A longtime resident of Greenbrier County, Richardson graduated from Greenbrier East High School in 1980, and earned his Bachelor’s degree from West Virginia University in 1984. Richardson attended law school at the University of Virginia School of Law, where he served as an editor of the Virginia Law Review. 

Richardson began his legal career in Washington, D.C., where he worked mainly on civil rights cases for people with disabilities; while in Washington, he also obtained an advanced law degree from the Georgetown University Law Center. Upon his return to his home state, Richardson served as a managing attorney for what is now Legal Aid of West Virginia, and as an adjunct faculty member at the WVU School of Law. In 1997, Richardson went into private practice in Greenbrier County, opening his own firm in 2000. 

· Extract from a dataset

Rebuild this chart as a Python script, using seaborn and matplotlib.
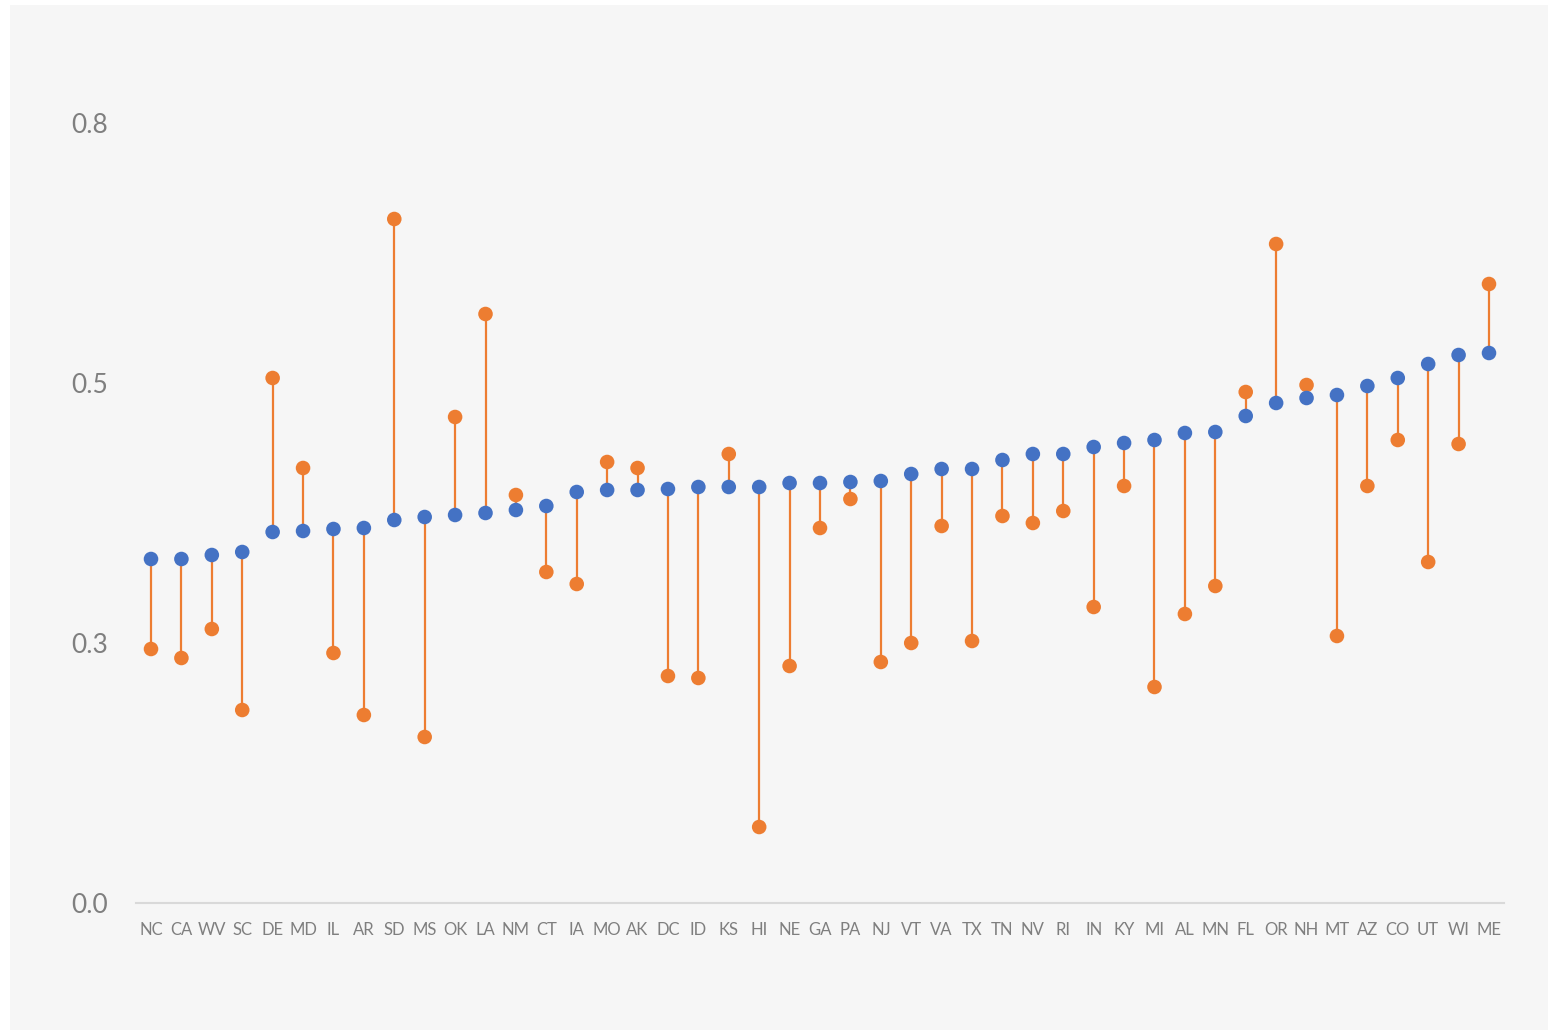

“Those years operating my own firm were extremely valuable, in helping me to understand the challenges that small businesses face and in preparing me for my administrative responsibilities within the court system,” Ricahrdson said.

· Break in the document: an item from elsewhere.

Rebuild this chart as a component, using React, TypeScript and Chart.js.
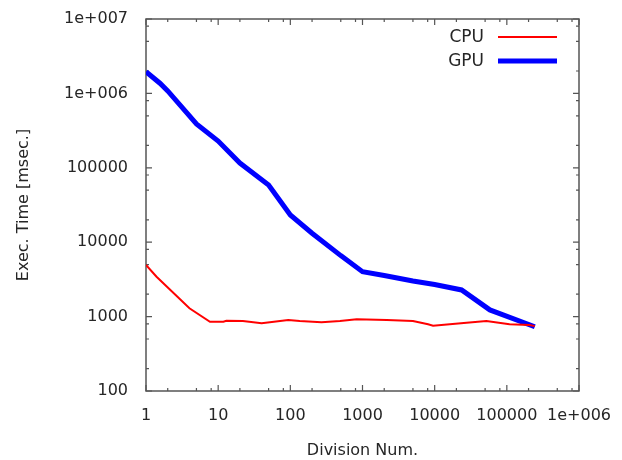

It is fair to say that most people, when interacting with a circuit court judge, are having a bad day. When it comes to those interactions, Richardson says, every situation is different.

“Every week, our Drug Court participants come before the court to report on how they are progressing in their recovery and in maintaining their sobriety,” Richardson said. “For these people, I try to identify positive things that are happening in their lives because of their commitment to remaining drug free. I give them a lot of praise when they’re successful.”

“When I have somebody in front of me for sentencing in a criminal case, I try to be the voice of the community,” Richardson continued. “That voice is different for a first-time offender who recognizes the harm that they’ve caused and who has a plan to do better in the future, than it is for someone who is not concerned with the harm that they’ve caused and who refuses to change.”

“With juvenile offenders, “Richardson added, “It’s often about trying to help them identify where they need to change in order to be successful, and to give them a hope that they can be successful. We have a lot of young people who come into the court system and they haven’t always been dealt the best hand in life. We have to communicate to them that hard work and positive action can result in positive outcomes.”

Elections for all county judges in West Virginia will be held on Primary Election Day, Tuesday, May 14. It is not required for voters to be registered with a political party to vote in judicial elections. Judge Robert Richardson will be challenged in Division 1 of the 29th Judicial Circuit by Ryan Blake. Patrick Via is running unopposed in Division 2.